Rabat – Children of Moroccans living in Belgium may be given their mother’s surname instead of their father’s, under a new bill in the Belgian government. The new rules may cause legal and religious problems for the Muslim community in Belgium, including Moroccans.
The Justice Commission in the Belgian Chamber of Representatives recently approved a proposal to amend Article 335 of the Civil Code regarding the free naming of children.
Under the amended Article 335, parents will be able to choose whether to give their child his or her mother’s surname, father’s surname, or both. If parents do not come to an agreement, the child will have both surnames by default.
The rule may cause religious problems to the Moroccans and Muslims living in Belgium, because Islam requires the father’s surname only.

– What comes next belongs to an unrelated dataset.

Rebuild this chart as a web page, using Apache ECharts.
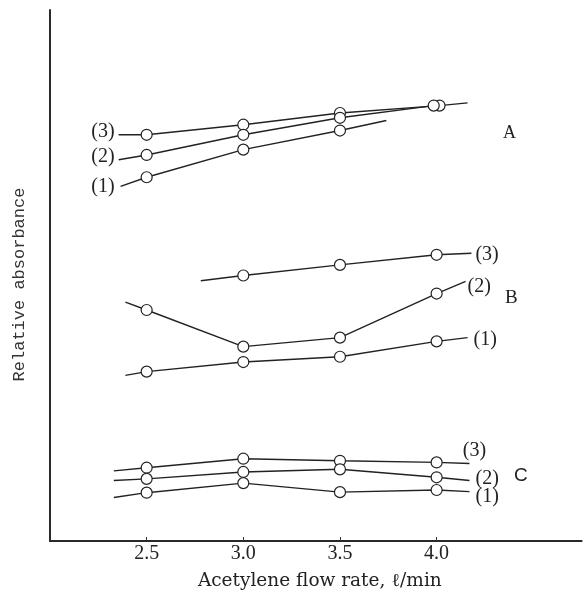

Legally, the rules may also cause some inconvenience to children with one Belgian parent and one Muslim parent or with both parents from a Muslim state, where individuals must go by their father’s surname. This change could potentially hinder their right of free movement and their rights in places where only father’s surnames are recognized.
Initial statistics say that Belgians rarely use the new law and give children their mother’s surname. Only 8 cases have been registered thus far, according to daily Alyaoum 24.
Many Belgians currently inquiring about the possibilities the new law provides without actually using it. This includes a Moroccan who requested doubling his child’s surname, before changing his mind to avoid legal problems in Morocco.